Lillian Singleton Dove (c. 1895 – June 17, 1975) was an American physician. Dove was an early African American woman physician and surgeon who first set up her own practice in Chicago in 1921. In addition to medical work, Dove was also involved in her community. She later moved to Glencoe, Illinois.

== Biography ==
Dove graduated from Meharry Medical College in 1917 and was one of the earliest African American women surgeons. Shortly after graduating, she worked for the Home Infirmary in Clarksville, Tennessee. Dove opened her own practice in Chicago in 1921 and was one of the first African American women physicians in the city. She was a chair on the Scientific Staff for the 1928 Woman's World's Fair, held in Chicago. Dove served on the Chicago mayor, Edward Joseph Kelly's, "Committee on venereal control" and served as the medical director of the South Parkway YWCA. She wrote health-related columns for the Chicago Defender. In 1933, Dove filed a patent for medicine that was meant "for the treatment and relief of common female ailments."

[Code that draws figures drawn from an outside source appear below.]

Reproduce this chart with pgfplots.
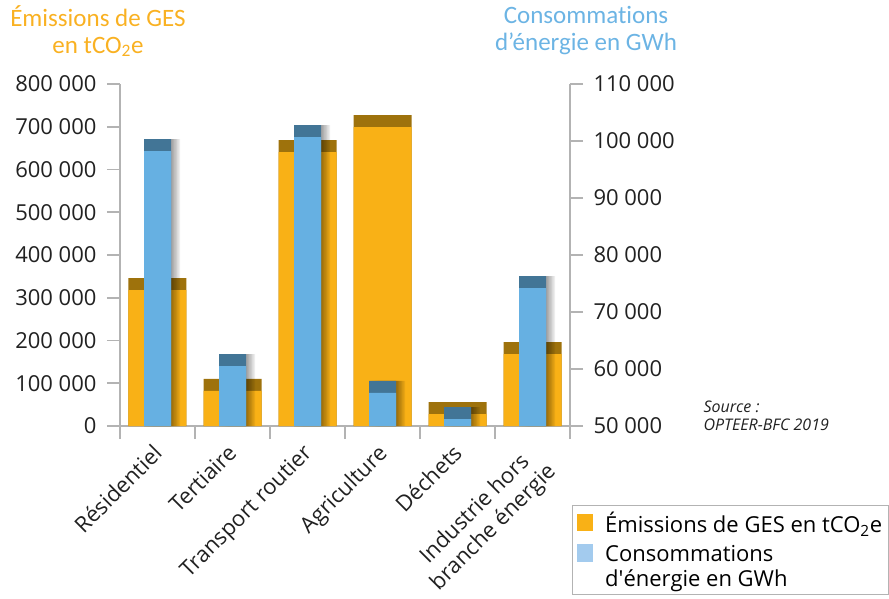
\documentclass[border=0pt]{standalone}
\usepackage{fontspec}
\setmainfont{Open Sans}
\newfontfamily\carlito[Ligatures=NoCommon]{Carlito}
\usepackage{pgfplots}
\pgfplotsset{compat=1.18}
\usepackage{pgfplotstable}

\definecolor{ges}{HTML}{F9B116}
\definecolor{gescap}{HTML}{9E720C}
\definecolor{nrj}{HTML}{66B0E2}
\definecolor{nrjcap}{HTML}{427596}
\definecolor{axgray}{HTML}{B3B3B3}
\definecolor{tges}{HTML}{F9B122}
\definecolor{tnrj}{HTML}{6CB4E4}
\definecolor{legblue}{HTML}{A3CBEE}

\pgfplotstableread{
x ges
0 346000
1 110000
2 669000
3 727500
4 56000
5 196500
}\gesdata
\pgfplotstableread{
x nrj
0 100350
1 62600
2 102800
3 57900
4 53300
5 76300
}\nrjdata

\pgfplotsset{
  common/.style={
    scale only axis, width=450pt, height=342pt,
    xmin=-0.5, xmax=5.5, at={(0pt,0pt)}, anchor=south west,
    axis line style={axgray, line width=1.6pt},
    tick style={axgray, line width=1.6pt},
    major tick length=13pt, tick align=outside,
    tick label style={font=\fontsize{22}{26}\selectfont, text=black!87},
    scaled y ticks=false,
    ybar,
  }
}

\begin{document}
\begin{tikzpicture}
\path[use as bounding box] (-120pt,-172pt) rectangle (769pt,426pt);

\begin{axis}[common,
  axis x line*=bottom, axis y line*=left,
  ymin=0, ymax=800000,
  ytick={0,100000,200000,300000,400000,500000,600000,700000,800000},
  yticklabels={0,100 000,200 000,300 000,400 000,500 000,600 000,700 000,800 000},
  yticklabel style={xshift=-7pt},
  xtick={-0.5,0.5,1.5,2.5,3.5,4.5,5.5},
  xticklabels={},
  extra x ticks={0,1,2,3,4,5},
  extra x tick labels={Résidentiel,Tertiaire,Transport routier,Agriculture,Déchets,{Industrie hors\\branche énergie}},
  extra x tick style={major tick length=0pt, tick label style={xshift=-6pt, yshift=-12pt, rotate=45, anchor=north east, align=center}},
  bar width=58pt,
]
\addplot[fill=gescap, draw=none, bar shift=0pt, forget plot] table[x=x,y=ges]{\gesdata};
\addplot[fill=ges, draw=none, bar shift=0pt, forget plot] table[x=x,y expr=\thisrow{ges}-28070]{\gesdata};
\end{axis}

\begin{axis}[common,
  axis x line=none, axis y line*=right,
  ymin=50000, ymax=110000,
  ytick={50000,60000,70000,80000,90000,100000,110000},
  yticklabels={50 000,60 000,70 000,80 000,90 000,100 000,110 000},
  yticklabel style={xshift=7pt},
  bar width=27pt,
  legend style={at={(1.0044,-0.231)}, anchor=north west, draw=axgray, line width=1.2pt,
    font=\fontsize{22}{25}\selectfont, nodes={align=left}, row sep=8pt, inner xsep=4pt, inner ysep=4pt},
  legend cell align=left,
]
\addplot[fill=black, fill opacity=0.07, draw=none, bar shift=1.5pt, forget plot] table[x=x,y=nrj]{\nrjdata};
\addplot[fill=black, fill opacity=0.07, draw=none, bar shift=3pt, forget plot] table[x=x,y=nrj]{\nrjdata};
\addplot[fill=black, fill opacity=0.07, draw=none, bar shift=4.5pt, forget plot] table[x=x,y=nrj]{\nrjdata};
\addplot[fill=black, fill opacity=0.07, draw=none, bar shift=6pt, forget plot] table[x=x,y=nrj]{\nrjdata};
\addplot[fill=black, fill opacity=0.07, draw=none, bar shift=7.5pt, forget plot] table[x=x,y=nrj]{\nrjdata};
\addplot[fill=black, fill opacity=0.07, draw=none, bar shift=9pt, forget plot] table[x=x,y=nrj]{\nrjdata};
\addplot[fill=nrjcap, draw=none, bar shift=0pt, forget plot] table[x=x,y=nrj]{\nrjdata};
\addplot[fill=nrj, draw=none, bar shift=0pt, forget plot] table[x=x,y expr=\thisrow{nrj}-2105]{\nrjdata};
\addlegendimage{legend image code/.code={\path[draw=none,fill=none] (0pt,-8pt) rectangle (26pt,8pt); \fill[ges] (0pt,-8pt) rectangle (15pt,8pt);}}
\addlegendentry{Émissions de GES en tCO\textsubscript{2}e}
\addlegendimage{legend image code/.code={\path[draw=none,fill=none] (0pt,-22pt) rectangle (23pt,22pt); \fill[legblue] (0pt,6pt) rectangle (15pt,22pt);}}
\addlegendentry{Consommations\\d\textquotesingle énergie en GWh}
\end{axis}

\node[align=center, font={\carlito\fontsize{25}{27}\selectfont}, text=tges] at (-22pt,395pt) {Émissions de GES\\en tCO\textsubscript{2}e};
\node[align=center, font={\carlito\fontsize{25}{27}\selectfont}, text=tnrj] at (466pt,395pt) {Consommat\kern0pt ions\\d’énergie en GWh};
\node[anchor=base west, font={\itshape\fontsize{16}{19}\selectfont}, text=black!87] at (580pt,14pt) {Source :};
\node[anchor=base west, font={\itshape\fontsize{16}{19}\selectfont}, text=black!87] at (580pt,-4pt) {OPTEER-BFC 2019};
\end{tikzpicture}
\end{document}
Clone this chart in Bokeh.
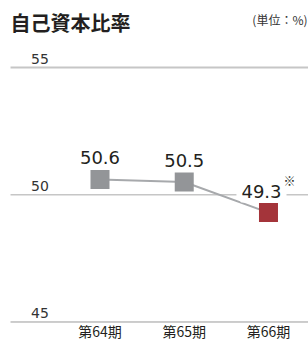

Dove became involved in the community of Chicago and headed a professional women's society which networked with local business owners. Dove was also a speaker on various topics in venues such as church gatherings and club meetings. She was also a member of the Douglass League of Women Voters and Alpha Kappa Alpha.

In 1946, Dove moved to Glencoe, Illinois where she became the first adult person of the Baha'i faith to live in the city. In 1954, Jet noted that Dove had obtained a "specially built station wagon" to use in case of an atomic bomb attack. Her plan was to flee West with her family.

Dove died at age 80 in Highland Park Hospital on June 17, 1975.